Quando servimos ao exército foi no tempo das perneiras de couro duro e forte, e dos dólmãs afogados, e dos cinturões e tirantes de couro. Os soldados de hoje estão, felizmente, livres disto. Os soldados e a pátria não mudaram seus objetivos, mas a indumentária sofreu radical transformação.
Por isso é que ao notarmos a persistência de alguns em continuar no encalço de “raposinhas” de décadas passadas, temos a impressão de estarem deslocados, fora de época. Afiguram-se-nos a caçadores que estejam a procura de raposinhas em terra estranha onde os camelos estão à vista e estorvam o caminho.
Realmente, não é mais tempo de procurar as “raposinhas” pelo padrão que assim as conceituava no passado. Cremos que tais “raposinhas” não são as que estão causando dano à “vinha”, às “uvas”; mas quem sabe são os “camelos” que estão danificando a “ramagem”, tirando da vinha beleza e fertilidade. É óbvio que se nosso tempo é gasto atrás de “raposinhas” que já não mais o sejam (e nem culpa têm pelo dano à vinha), disto se aproveitam os camelos para prosseguir na sua ação solapadora. Manda, pois, a prudência e a lógica que se invertam os papéis, isto é, que se deixe as “raposinhas” em paz e se dê caça aos “camelos”. As “raposinhas” podem ser mais sorrateiras, porém os “camelos” são mais resistentes e, por isso, requerem mais talento e poder para anular-lhes a ação. As “raposinhas” são indefesas e basta um “berro” para pô-las em situação acovardadora ou de humilhação; porém, os “camelos” têm pernas longas, pêlo mais duro e mais raio de ação. Não é possível caçá-los com as mesmas armas usadas contra as “raposinhas”. Por isso mesmo reclamam providências de maior profundidade.

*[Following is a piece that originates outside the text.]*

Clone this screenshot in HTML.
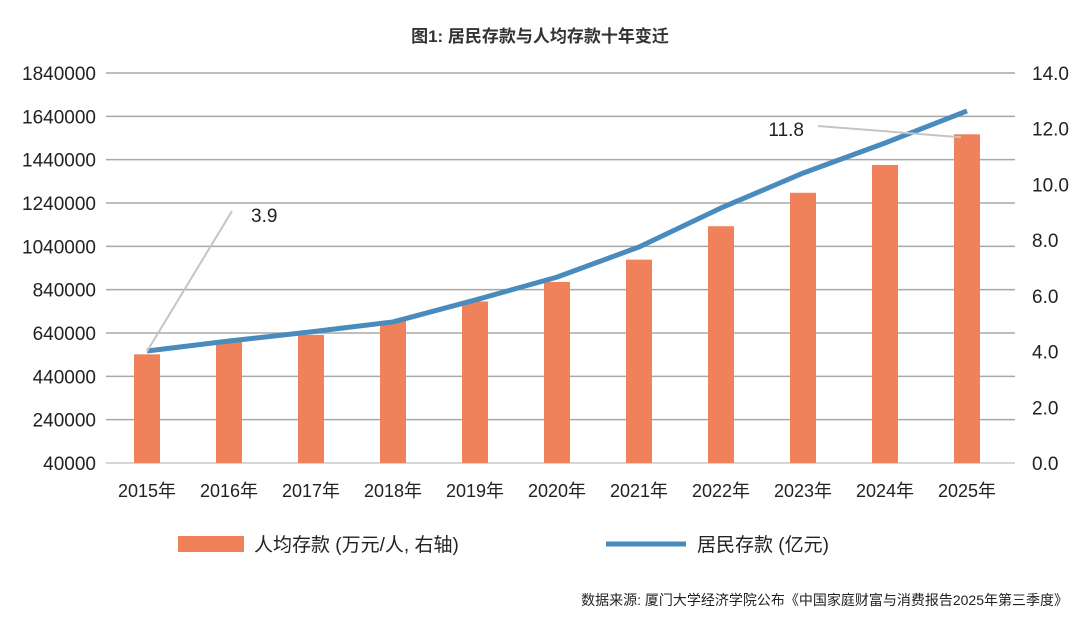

Para Isaque a chegada dos camelos foi uma felicidade e motivo de intenso regozijo. Cremos que os “camelos” que hoje nos estão desembelezando a vinha não nos proporcionam prazer semelhante. No entanto, descobrir-lhes as pegadas requer homens à altura de tal cometimento; neutralizar-lhes a ação ou eliminá-los exige visão ungida com colírio celestial, para que se não incorra nos mesmos erros dos que, no passado, viam nas “raposinhas” mais a caça desprezível do que um convite a ação, para conquista, mediante a prática do amor fraternal, plasmado por espírito compreensivo e do alto significado do sentido dos direitos humanos.